Task requirements ▸
Copy out the material below in full, but not its images.

Supplied material ▸
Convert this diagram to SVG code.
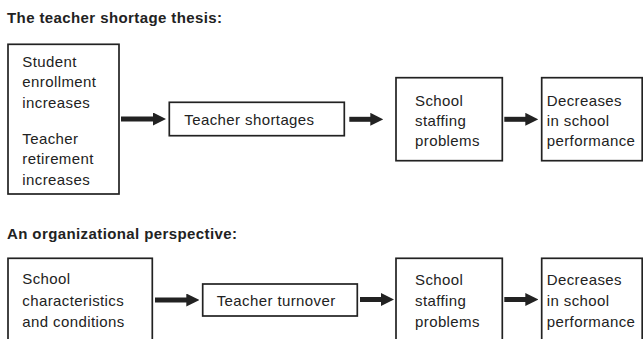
<svg xmlns="http://www.w3.org/2000/svg" width="643" height="339" viewBox="0 0 643 339">
<style>
  .bg { fill: #ffffff; }
  .box { fill: #ffffff; stroke: #222222; stroke-width: 1.7; }
  .t { font-family: "Liberation Sans", Arial, sans-serif; font-size: 15px; letter-spacing: 0.4px; fill: #222222; }
  .h { font-family: "Liberation Sans", Arial, sans-serif; font-size: 15px; font-weight: bold; letter-spacing: 0.4px; fill: #222222; }
  .arr { stroke: #222222; stroke-width: 5; fill: none; marker-end: url(#head); }
</style>
<defs>
  <marker id="head" markerUnits="userSpaceOnUse" markerWidth="13" markerHeight="13" refX="1" refY="6.5" orient="auto">
    <path d="M0,0 L13,6.5 L0,13 Z" fill="#222222"/>
  </marker>
</defs>
<rect class="bg" x="0" y="0" width="643" height="339"/>

<text class="h" x="7" y="22.7">The teacher shortage thesis:</text>
<text class="h" x="7" y="239.3">An organizational perspective:</text>

<g id="connectors">
  <line class="arr" x1="121" y1="119" x2="154" y2="119"/>
  <line class="arr" x1="349.3" y1="119.3" x2="371.3" y2="119.3"/>
  <line class="arr" x1="504.3" y1="119.3" x2="526.3" y2="119.3"/>
  <line class="arr" x1="155" y1="300" x2="187.3" y2="300"/>
  <line class="arr" x1="360" y1="299.5" x2="382" y2="299.5"/>
  <line class="arr" x1="504.3" y1="299.5" x2="526.3" y2="299.5"/>
</g>

<g id="node-causes">
  <rect class="box" x="8" y="44.3" width="111" height="149.7"/>
  <text class="t" x="22.3" y="66.7">Student</text>
  <text class="t" x="22.3" y="87.4">enrollment</text>
  <text class="t" x="22.3" y="108.1">increases</text>
  <text class="t" x="22.3" y="143.5">Teacher</text>
  <text class="t" x="22.3" y="164.2">retirement</text>
  <text class="t" x="22.3" y="184.9">increases</text>
</g>
<g id="node-shortages">
  <rect class="box" x="169.3" y="102.3" width="175" height="33.4"/>
  <text class="t" x="184.3" y="125">Teacher shortages</text>
</g>
<g id="node-staffing-1">
  <rect class="box" x="396" y="77.7" width="106.3" height="83"/>
  <text class="t" x="415" y="105.7">School</text>
  <text class="t" x="415" y="126">staffing</text>
  <text class="t" x="415" y="146.3">problems</text>
</g>
<g id="node-performance-1">
  <rect class="box" x="541.7" y="77.7" width="100.5" height="83"/>
  <text class="t" x="546.7" y="105.7">Decreases</text>
  <text class="t" x="546.7" y="126">in school</text>
  <text class="t" x="546.7" y="146.3">performance</text>
</g>

<g id="node-conditions">
  <rect class="box" x="8" y="258.3" width="144.3" height="100"/>
  <text class="t" x="22.3" y="284.3">School</text>
  <text class="t" x="22.3" y="305.5">characteristics</text>
  <text class="t" x="22.3" y="326.7">and conditions</text>
</g>
<g id="node-turnover">
  <rect class="box" x="202.7" y="284" width="154.6" height="32"/>
  <text class="t" x="216.7" y="305.7">Teacher turnover</text>
</g>
<g id="node-staffing-2">
  <rect class="box" x="396" y="258.3" width="106.3" height="100"/>
  <text class="t" x="415" y="284.8">School</text>
  <text class="t" x="415" y="305.8">staffing</text>
  <text class="t" x="415" y="326.7">problems</text>
</g>
<g id="node-performance-2">
  <rect class="box" x="541.7" y="258.3" width="100.5" height="100"/>
  <text class="t" x="546.7" y="284.8">Decreases</text>
  <text class="t" x="546.7" y="305.8">in school</text>
  <text class="t" x="546.7" y="326.7">performance</text>
</g>
</svg>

Solution below ▸
Convert this diagram to SVG code.
<svg xmlns="http://www.w3.org/2000/svg" width="643" height="339" viewBox="0 0 643 339">
<style>
  .bg { fill: #ffffff; }
  .box { fill: #ffffff; stroke: #222222; stroke-width: 1.7; }
  .t { font-family: "Liberation Sans", Arial, sans-serif; font-size: 15px; letter-spacing: 0.4px; fill: #222222; }
  .h { font-family: "Liberation Sans", Arial, sans-serif; font-size: 15px; font-weight: bold; letter-spacing: 0.4px; fill: #222222; }
  .arr { stroke: #222222; stroke-width: 5; fill: none; marker-end: url(#head); }
</style>
<defs>
  <marker id="head" markerUnits="userSpaceOnUse" markerWidth="13" markerHeight="13" refX="1" refY="6.5" orient="auto">
    <path d="M0,0 L13,6.5 L0,13 Z" fill="#222222"/>
  </marker>
</defs>
<rect class="bg" x="0" y="0" width="643" height="339"/>

<text class="h" x="7" y="22.7">The teacher shortage thesis:</text>
<text class="h" x="7" y="239.3">An organizational perspective:</text>

<g id="connectors">
  <line class="arr" x1="121" y1="119" x2="154" y2="119"/>
  <line class="arr" x1="349.3" y1="119.3" x2="371.3" y2="119.3"/>
  <line class="arr" x1="504.3" y1="119.3" x2="526.3" y2="119.3"/>
  <line class="arr" x1="155" y1="300" x2="187.3" y2="300"/>
  <line class="arr" x1="360" y1="299.5" x2="382" y2="299.5"/>
  <line class="arr" x1="504.3" y1="299.5" x2="526.3" y2="299.5"/>
</g>

<g id="node-causes">
  <rect class="box" x="8" y="44.3" width="111" height="149.7"/>
  <text class="t" x="22.3" y="66.7">Student</text>
  <text class="t" x="22.3" y="87.4">enrollment</text>
  <text class="t" x="22.3" y="108.1">increases</text>
  <text class="t" x="22.3" y="143.5">Teacher</text>
  <text class="t" x="22.3" y="164.2">retirement</text>
  <text class="t" x="22.3" y="184.9">increases</text>
</g>
<g id="node-shortages">
  <rect class="box" x="169.3" y="102.3" width="175" height="33.4"/>
  <text class="t" x="184.3" y="125">Teacher shortages</text>
</g>
<g id="node-staffing-1">
  <rect class="box" x="396" y="77.7" width="106.3" height="83"/>
  <text class="t" x="415" y="105.7">School</text>
  <text class="t" x="415" y="126">staffing</text>
  <text class="t" x="415" y="146.3">problems</text>
</g>
<g id="node-performance-1">
  <rect class="box" x="541.7" y="77.7" width="100.5" height="83"/>
  <text class="t" x="546.7" y="105.7">Decreases</text>
  <text class="t" x="546.7" y="126">in school</text>
  <text class="t" x="546.7" y="146.3">performance</text>
</g>

<g id="node-conditions">
  <rect class="box" x="8" y="258.3" width="144.3" height="100"/>
  <text class="t" x="22.3" y="284.3">School</text>
  <text class="t" x="22.3" y="305.5">characteristics</text>
  <text class="t" x="22.3" y="326.7">and conditions</text>
</g>
<g id="node-turnover">
  <rect class="box" x="202.7" y="284" width="154.6" height="32"/>
  <text class="t" x="216.7" y="305.7">Teacher turnover</text>
</g>
<g id="node-staffing-2">
  <rect class="box" x="396" y="258.3" width="106.3" height="100"/>
  <text class="t" x="415" y="284.8">School</text>
  <text class="t" x="415" y="305.8">staffing</text>
  <text class="t" x="415" y="326.7">problems</text>
</g>
<g id="node-performance-2">
  <rect class="box" x="541.7" y="258.3" width="100.5" height="100"/>
  <text class="t" x="546.7" y="284.8">Decreases</text>
  <text class="t" x="546.7" y="305.8">in school</text>
  <text class="t" x="546.7" y="326.7">performance</text>
</g>
</svg>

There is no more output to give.